╭─ Material shown

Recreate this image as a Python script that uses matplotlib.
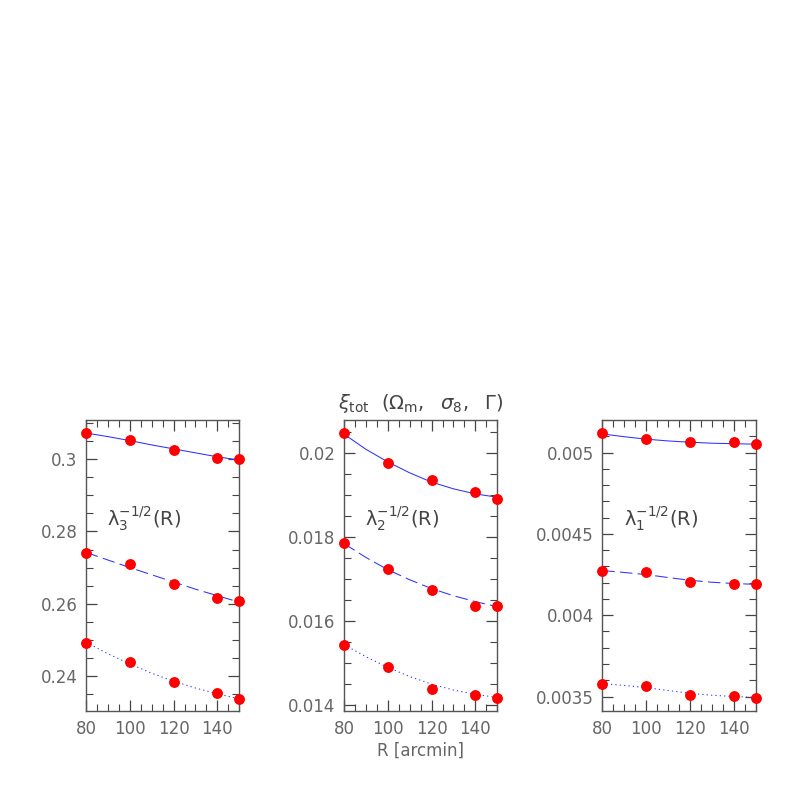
import numpy as np
import matplotlib.pyplot as plt
from matplotlib.ticker import MultipleLocator

# smoothing scales in arcmin
R = [80, 100, 120, 140, 150]
R_fit = [80, 90, 100, 110, 120, 130, 140, 150]

# measured points, one list per panel (solid / dashed / dotted rows)
lam3_pts = [[0.3074, 0.3054, 0.3026, 0.3003, 0.3000],
            [0.2741, 0.2709, 0.2655, 0.2615, 0.2607],
            [0.2491, 0.2438, 0.2384, 0.2353, 0.2336]]
lam2_pts = [[0.020457, 0.019763, 0.019344, 0.019060, 0.018903],
            [0.017844, 0.017227, 0.016735, 0.016363, 0.016355],
            [0.015431, 0.014917, 0.014389, 0.014246, 0.014166]]
lam1_pts = [[0.005118, 0.005086, 0.005066, 0.005067, 0.005051],
            [0.004275, 0.004263, 0.004206, 0.004189, 0.004193],
            [0.003580, 0.003567, 0.003509, 0.003502, 0.003492]]

# fitted curves at R_fit
lam3_fit = [[0.3073, 0.3063, 0.3052, 0.3040, 0.3029, 0.3018, 0.3007, 0.2998],
            [0.2742, 0.2721, 0.2700, 0.2680, 0.2660, 0.2640, 0.2622, 0.2604],
            [0.2493, 0.2461, 0.2433, 0.2407, 0.2385, 0.2366, 0.2350, 0.2336]]
lam2_fit = [[0.02044, 0.02008, 0.01978, 0.01952, 0.01930, 0.01914, 0.01902, 0.01894],
            [0.01784, 0.01751, 0.01722, 0.01698, 0.01677, 0.01660, 0.01646, 0.01634],
            [0.01544, 0.01515, 0.01490, 0.01468, 0.01450, 0.01436, 0.01426, 0.01418]]
lam1_fit = [[0.005115, 0.005098, 0.005083, 0.005072, 0.005064, 0.005058, 0.005055, 0.005052],
            [0.004275, 0.004263, 0.004250, 0.004232, 0.004215, 0.004203, 0.004195, 0.004190],
            [0.003580, 0.003568, 0.003555, 0.003537, 0.003520, 0.003508, 0.003500, 0.003495]]

labels = [u'\u03bb$_3^{-1/2}$(R)',
          u'\u03bb$_2^{-1/2}$(R)',
          u'\u03bb$_1^{-1/2}$(R)']

ylims = [(0.2301, 0.3109), (0.01385, 0.020775), (0.003408, 0.0052006)]
ymajor = [0.02, 0.002, 0.0005]
yminor = [0.005, 0.0005, 0.0001]
yfmt = [lambda v, p: '%g' % round(v, 3),
        lambda v, p: '%g' % round(v, 4),
        lambda v, p: '%g' % round(v, 5)]

gray = '#666666'
styles = ['-', (0, (12, 5)), (0, (1.2, 3))]

fig = plt.figure(figsize=(7.97, 7.97), dpi=100)
lefts = [0.1079, 0.4316, 0.7557]

for i, (pts, fit) in enumerate([(lam3_pts, lam3_fit), (lam2_pts, lam2_fit), (lam1_pts, lam1_fit)]):
    ax = fig.add_axes([lefts[i], 0.1073, 0.1923, 0.3657])
    for k in range(3):
        ax.plot(R_fit, fit[k], color='#3030ff', lw=0.75, ls=styles[k])
        ax.plot(R, pts[k], 'o', color='red', ms=6.8, clip_on=False, zorder=5)
    ax.set_xlim(80, 150)
    ax.set_ylim(*ylims[i])
    ax.xaxis.set_major_locator(MultipleLocator(20))
    ax.xaxis.set_minor_locator(MultipleLocator(5))
    ax.yaxis.set_major_locator(MultipleLocator(ymajor[i]))
    ax.yaxis.set_minor_locator(MultipleLocator(yminor[i]))
    ax.yaxis.set_major_formatter(plt.FuncFormatter(yfmt[i]))
    ax.tick_params(which='both', direction='in', top=True, right=True,
                   color='#444444', labelcolor=gray, labelsize=12, pad=6)
    ax.tick_params(which='major', length=8, width=0.9)
    ax.tick_params(which='minor', length=5, width=0.8)
    for s in ax.spines.values():
        s.set_color('#555555')
        s.set_linewidth(1.0)
    ax.text(0.14, 0.64, labels[i], transform=ax.transAxes, fontsize=14,
            color='#444444')
    if i == 1:
        ax.set_title(r'$\xi_{\rm tot}\ \ (\Omega_{\rm m},\ \ \sigma_8,\ \ \Gamma)$',
                     fontsize=14, color='#444444', pad=8)
        ax.set_xlabel('R [arcmin]', fontsize=12, color=gray, labelpad=3)

fig.savefig('out.png', dpi=100)
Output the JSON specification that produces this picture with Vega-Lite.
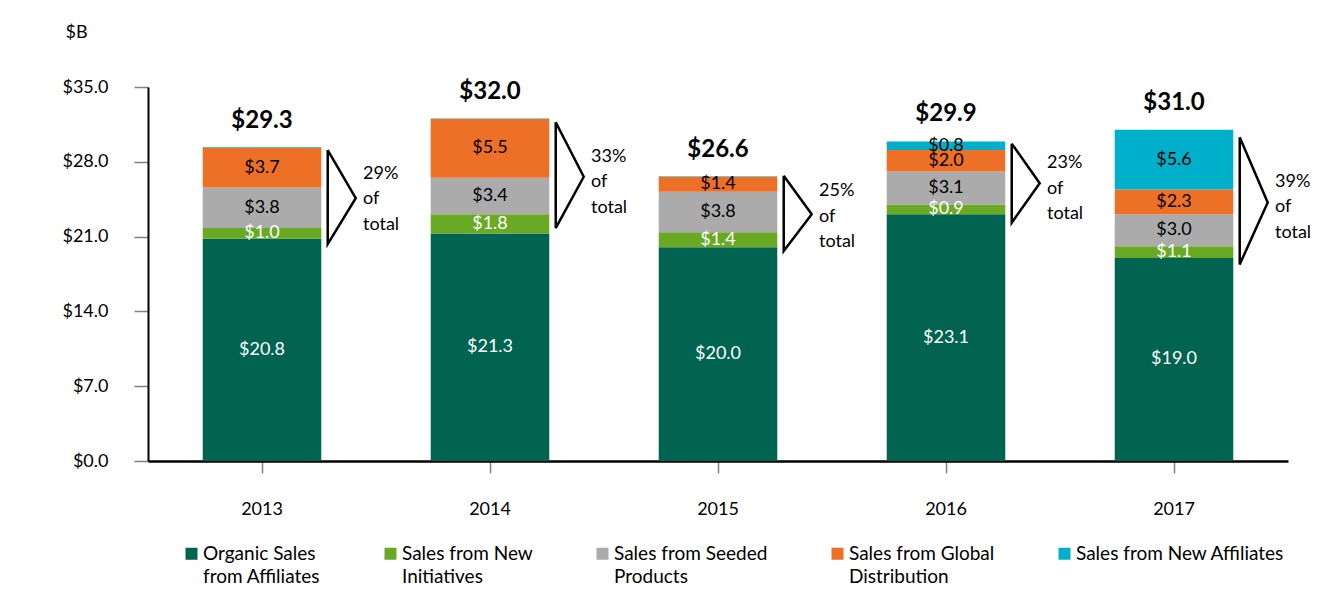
{
  "$schema": "https://vega.github.io/schema/vega-lite/v6.json",
  "width": 1140,
  "height": 374,
  "autosize": {"type": "none"},
  "padding": {"left": 148, "top": 87, "right": 54, "bottom": 130},
  "config": {"font": "Lato", "view": {"stroke": null}, "style": {"guide-label": {"lineHeight": 23}}},
  "resolve": {"scale": {"xOffset": "independent"}},
  "datasets": {
    "seg": [
      {"year": "2013", "series": "Organic Sales from Affiliates", "k": 1, "v": 20.8},
      {"year": "2013", "series": "Sales from New Initiatives", "k": 2, "v": 1.0},
      {"year": "2013", "series": "Sales from Seeded Products", "k": 3, "v": 3.8},
      {"year": "2013", "series": "Sales from Global Distribution", "k": 4, "v": 3.7},
      {"year": "2013", "series": "Sales from New Affiliates", "k": 5, "v": 0.05},
      {"year": "2014", "series": "Organic Sales from Affiliates", "k": 1, "v": 21.3},
      {"year": "2014", "series": "Sales from New Initiatives", "k": 2, "v": 1.8},
      {"year": "2014", "series": "Sales from Seeded Products", "k": 3, "v": 3.4},
      {"year": "2014", "series": "Sales from Global Distribution", "k": 4, "v": 5.5},
      {"year": "2014", "series": "Sales from New Affiliates", "k": 5, "v": 0.05},
      {"year": "2015", "series": "Organic Sales from Affiliates", "k": 1, "v": 20.0},
      {"year": "2015", "series": "Sales from New Initiatives", "k": 2, "v": 1.4},
      {"year": "2015", "series": "Sales from Seeded Products", "k": 3, "v": 3.8},
      {"year": "2015", "series": "Sales from Global Distribution", "k": 4, "v": 1.4},
      {"year": "2015", "series": "Sales from New Affiliates", "k": 5, "v": 0.05},
      {"year": "2016", "series": "Organic Sales from Affiliates", "k": 1, "v": 23.1},
      {"year": "2016", "series": "Sales from New Initiatives", "k": 2, "v": 0.9},
      {"year": "2016", "series": "Sales from Seeded Products", "k": 3, "v": 3.1},
      {"year": "2016", "series": "Sales from Global Distribution", "k": 4, "v": 2.0},
      {"year": "2016", "series": "Sales from New Affiliates", "k": 5, "v": 0.8},
      {"year": "2017", "series": "Organic Sales from Affiliates", "k": 1, "v": 19.0},
      {"year": "2017", "series": "Sales from New Initiatives", "k": 2, "v": 1.1},
      {"year": "2017", "series": "Sales from Seeded Products", "k": 3, "v": 3.0},
      {"year": "2017", "series": "Sales from Global Distribution", "k": 4, "v": 2.3},
      {"year": "2017", "series": "Sales from New Affiliates", "k": 5, "v": 5.6}
    ],
    "yr": [
      {"year": "2013", "total": 29.3, "ly": 26.9, "lbl": "29%\nof\ntotal"},
      {"year": "2014", "total": 32.0, "ly": 28.45, "lbl": "33%\nof\ntotal"},
      {"year": "2015", "total": 26.6, "ly": 25.25, "lbl": "25%\nof\ntotal"},
      {"year": "2016", "total": 29.9, "ly": 27.85, "lbl": "23%\nof\ntotal"},
      {"year": "2017", "total": 31.0, "ly": 26.15, "lbl": "39%\nof\n total"}
    ],
    "chev": [
      {"year": "2013", "i": 1, "side": "L", "v": 29.1},
      {"year": "2013", "i": 2, "side": "R", "v": 24.6},
      {"year": "2013", "i": 3, "side": "L", "v": 20.3},
      {"year": "2013", "i": 4, "side": "L", "v": 29.1},
      {"year": "2014", "i": 1, "side": "L", "v": 31.7},
      {"year": "2014", "i": 2, "side": "R", "v": 26.6},
      {"year": "2014", "i": 3, "side": "L", "v": 21.8},
      {"year": "2014", "i": 4, "side": "L", "v": 31.7},
      {"year": "2015", "i": 1, "side": "L", "v": 26.7},
      {"year": "2015", "i": 2, "side": "R", "v": 23.1},
      {"year": "2015", "i": 3, "side": "L", "v": 19.65},
      {"year": "2015", "i": 4, "side": "L", "v": 26.7},
      {"year": "2016", "i": 1, "side": "L", "v": 29.7},
      {"year": "2016", "i": 2, "side": "R", "v": 26.0},
      {"year": "2016", "i": 3, "side": "L", "v": 22.3},
      {"year": "2016", "i": 4, "side": "L", "v": 29.7},
      {"year": "2017", "i": 1, "side": "L", "v": 30.3},
      {"year": "2017", "i": 2, "side": "R", "v": 24.2},
      {"year": "2017", "i": 3, "side": "L", "v": 18.4},
      {"year": "2017", "i": 4, "side": "L", "v": 30.3}
    ]
  },
  "layer": [
    {
      "data": {"name": "seg"},
      "transform": [
        {"stack": "v", "groupby": ["year"], "sort": [{"field": "k", "order": "ascending"}], "as": ["v0", "v1"]}
      ],
      "mark": {"type": "bar"},
      "encoding": {
        "x": {
          "field": "year", "type": "nominal",
          "scale": {"paddingInner": 0.48, "paddingOuter": 0.24},
          "axis": {"title": null, "labelAngle": 0, "labelFontSize": 18, "labelColor": "#000000", "tickSize": 12, "tickColor": "#808080", "tickWidth": 1.5, "domainColor": "#000000", "domainWidth": 2.5, "labelPadding": 27}
        },
        "y": {
          "field": "v0", "type": "quantitative",
          "scale": {"domain": [0, 35], "nice": false, "zero": true},
          "axis": {"values": [0, 7, 14, 21, 28, 35], "format": "$.1f", "grid": false, "labelFontSize": 18, "labelColor": "#000000", "labelPadding": 26, "tickSize": 14, "tickColor": "#808080", "tickWidth": 1.5, "domainColor": "#000000", "domainWidth": 2, "title": "$B", "titleAngle": 0, "titleX": -83, "titleY": -55, "titleAlign": "left", "titleBaseline": "middle", "titleFontSize": 18, "titleFontWeight": "normal", "titleColor": "#000000"}
        },
        "y2": {"field": "v1"},
        "color": {
          "field": "series", "type": "nominal",
          "scale": {
            "domain": ["Organic Sales from Affiliates", "Sales from New Initiatives", "Sales from Seeded Products", "Sales from Global Distribution", "Sales from New Affiliates"],
            "range": ["#006450", "#6aa924", "#ababab", "#ed7026", "#00b0ca"]
          },
          "legend": {
            "title": null, "orient": "none", "legendX": 34, "legendY": 457, "direction": "horizontal", "columns": 5,
            "columnPadding": 60, "symbolType": "square", "symbolSize": 144, "symbolStrokeWidth": 0, "labelFontSize": 19, "labelColor": "#000000",
            "labelOffset": 2, "labelLimit": 400, "labelBaseline": "middle",
            "labelExpr": "datum.label == 'Organic Sales from Affiliates' ? ['Organic Sales','from Affiliates'] : datum.label == 'Sales from New Initiatives' ? ['Sales from New','Initiatives'] : datum.label == 'Sales from Seeded Products' ? ['Sales from Seeded','Products'] : datum.label == 'Sales from Global Distribution' ? ['Sales from Global','Distribution'] : [datum.label, '']"
          }
        }
      }
    },
    {
      "data": {"name": "seg"},
      "transform": [
        {"stack": "v", "groupby": ["year"], "sort": [{"field": "k", "order": "ascending"}], "as": ["v0", "v1"]},
        {"calculate": "(datum.v0 + datum.v1) / 2", "as": "vm"},
        {"filter": "datum.v >= 0.5"}
      ],
      "mark": {"type": "text", "fontSize": 18, "baseline": "middle"},
      "encoding": {
        "x": {"field": "year", "type": "nominal"},
        "y": {"field": "vm", "type": "quantitative"},
        "text": {"field": "v", "type": "quantitative", "format": "$.1f"},
        "color": {"condition": {"test": "datum.k <= 2", "value": "#ffffff"}, "value": "#000000"}
      }
    },
    {
      "data": {"name": "yr"},
      "mark": {"type": "text", "fontSize": 24, "fontWeight": "bold", "baseline": "alphabetic", "dy": -20, "color": "#000000"},
      "encoding": {
        "x": {"field": "year", "type": "nominal"},
        "y": {"field": "total", "type": "quantitative"},
        "text": {"field": "total", "type": "quantitative", "format": "$.1f"}
      }
    },
    {
      "data": {"name": "chev"},
      "mark": {"type": "line", "color": "#000000", "strokeWidth": 2.5, "strokeJoin": "miter"},
      "encoding": {
        "x": {"field": "year", "type": "nominal"},
        "xOffset": {"field": "side", "type": "nominal", "scale": {"type": "point", "domain": ["L", "R"], "range": [125, 153], "padding": 0}},
        "y": {"field": "v", "type": "quantitative"},
        "order": {"field": "i", "type": "quantitative"},
        "detail": {"field": "year", "type": "nominal"}
      }
    },
    {
      "data": {"name": "yr"},
      "mark": {"type": "text", "fontSize": 18, "align": "left", "baseline": "middle", "dx": 101, "lineBreak": "\n", "lineHeight": 25.5, "color": "#000000"},
      "encoding": {
        "x": {"field": "year", "type": "nominal"},
        "y": {"field": "ly", "type": "quantitative"},
        "text": {"field": "lbl", "type": "nominal"}
      }
    }
  ]
}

╰─

*Request:* The images in the entries above should be left out; please reproduce exactly the lines from the first through the one containing "lefts = [0.1079, 0.4316, 0.7557]".

*Response:*
Recreate this image as a Python script that uses matplotlib.
import numpy as np
import matplotlib.pyplot as plt
from matplotlib.ticker import MultipleLocator

# smoothing scales in arcmin
R = [80, 100, 120, 140, 150]
R_fit = [80, 90, 100, 110, 120, 130, 140, 150]

# measured points, one list per panel (solid / dashed / dotted rows)
lam3_pts = [[0.3074, 0.3054, 0.3026, 0.3003, 0.3000],
            [0.2741, 0.2709, 0.2655, 0.2615, 0.2607],
            [0.2491, 0.2438, 0.2384, 0.2353, 0.2336]]
lam2_pts = [[0.020457, 0.019763, 0.019344, 0.019060, 0.018903],
            [0.017844, 0.017227, 0.016735, 0.016363, 0.016355],
            [0.015431, 0.014917, 0.014389, 0.014246, 0.014166]]
lam1_pts = [[0.005118, 0.005086, 0.005066, 0.005067, 0.005051],
            [0.004275, 0.004263, 0.004206, 0.004189, 0.004193],
            [0.003580, 0.003567, 0.003509, 0.003502, 0.003492]]

# fitted curves at R_fit
lam3_fit = [[0.3073, 0.3063, 0.3052, 0.3040, 0.3029, 0.3018, 0.3007, 0.2998],
            [0.2742, 0.2721, 0.2700, 0.2680, 0.2660, 0.2640, 0.2622, 0.2604],
            [0.2493, 0.2461, 0.2433, 0.2407, 0.2385, 0.2366, 0.2350, 0.2336]]
lam2_fit = [[0.02044, 0.02008, 0.01978, 0.01952, 0.01930, 0.01914, 0.01902, 0.01894],
            [0.01784, 0.01751, 0.01722, 0.01698, 0.01677, 0.01660, 0.01646, 0.01634],
            [0.01544, 0.01515, 0.01490, 0.01468, 0.01450, 0.01436, 0.01426, 0.01418]]
lam1_fit = [[0.005115, 0.005098, 0.005083, 0.005072, 0.005064, 0.005058, 0.005055, 0.005052],
            [0.004275, 0.004263, 0.004250, 0.004232, 0.004215, 0.004203, 0.004195, 0.004190],
            [0.003580, 0.003568, 0.003555, 0.003537, 0.003520, 0.003508, 0.003500, 0.003495]]

labels = [u'\u03bb$_3^{-1/2}$(R)',
          u'\u03bb$_2^{-1/2}$(R)',
          u'\u03bb$_1^{-1/2}$(R)']

ylims = [(0.2301, 0.3109), (0.01385, 0.020775), (0.003408, 0.0052006)]
ymajor = [0.02, 0.002, 0.0005]
yminor = [0.005, 0.0005, 0.0001]
yfmt = [lambda v, p: '%g' % round(v, 3),
        lambda v, p: '%g' % round(v, 4),
        lambda v, p: '%g' % round(v, 5)]

gray = '#666666'
styles = ['-', (0, (12, 5)), (0, (1.2, 3))]

fig = plt.figure(figsize=(7.97, 7.97), dpi=100)
lefts = [0.1079, 0.4316, 0.7557]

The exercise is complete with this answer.